Saturday 2 November 2019

Switch Replaced, and a Berwick Boxcar

Well, that messed up track switch at my Wright Bridge and Tank fab shop has been replaced...didn't really take all that long for the track crew (me) to do either.  Maybe a little over an hour. With the new Peco replacement being shorter than the Atlas switch was, I had to splice in two short pieces of rail, about 1 1/4 inches long.  I also added in an extra electrical feeder.

After a few test runs with a couple of different gondolas and an engine there were no problems running there at all. Things were good so I also ballasted the switch and even added in a little bit of greenery. With that done, the area runs better and looks better than it did before.  So I'm calling that a "win". I did neglect to paint the sides of the rails though, so I'll have to try to get to that sometime soon.

The Peco switch in place, but I really should have painted the rails first. Oh well.

Also last week I posted a photo of my new purchases from the train show in Woodstock.
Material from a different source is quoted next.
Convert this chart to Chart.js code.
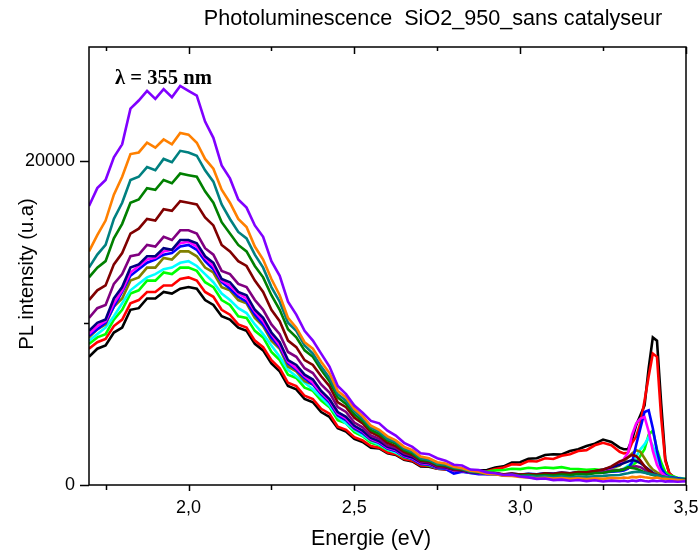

Among those items was a 50 foot Berwick boxcar from Branchline, painted for the Wisconsin Central with the SSAM reporting marks.

Still shiny and new from the box just won't do for me, so before it goes on the layout I feel a little weathering is in order.  I try to refer to interweb photos of similar cars, hopefully from the same number series at least, for reference as far as wear and weathering patterns go.

With this boxcar, to start I flattened down the burgundy with a few light airbrush passes of Concrete Grey.  I've used that colour a few times now to tone down original factory paint jobs, and have had very good results so far.  Using white for this step can quickly lead to a frosted appearance to the paint, so I think the grey-beige of the Concrete really helps me to avoid that situation.

Following the airbrush, I just use an old worn out brush to dab burnt sienna, burnt umber, and a tiny bit of black along the roof sills and door tracks, and then blend it together with a little drop of water on the brush.

I've dirtied up the lower areas of the doors with a darker mix of the same colours. Scratches and rust blisters on the panels and posts are burnt sienna and burnt umber applied with a fine tipped (005) brush.
Some rusty colour has been sprayed on the coupler by the previous owner of the boxcar, but I couldn't say exactly what was used. I'm thinking that it's a bit too orange though, so I think I should go over it with a quick spray of Rail Brown or something similar.

The silver of the roof is first toned down a bit with Grimy Black mixed with Rust and then the rust spots are actually 3 colours, applied separately in layers. Raw Sienna, then Burnt Sienna, and finally Burnt Umber for the darkest portion. 
The rust patterns on the roof are more or less taken from a photo of another boxcar I saw online

The other side of the Berwick car.  I'm really pleased with the way this addition to the fleet has turned out.


  1. So far, you concrete gray fading trick does a very natural job. I've yet to put it in practice yet, but you've convinced me to change my method! That Berwick car is beautiful.

  2. Mathieu - Thank you so much. It was from your blog on August 4th that gave me the inspiration to try the concrete colour. You had written at that time that you had used beige and white. The concrete was the closest I had to that, and I've been using it for paint fading ever since.


  3. Jim, great work again! As for the orange-ish drawbar, you can claim that it's a replacement after an Engineer somewhere ripped it out of the car. It happens in real life sometimes, and the new castings often look a bit "off" might save you some work!

  4. Outstanding job on the weathering. Just the right amount for a hard working car. Love the way the concrete colour takes that plastic look away.

  5. Thanks Dave and Mike for looking in and leaving your supportive comments. Much appreciated.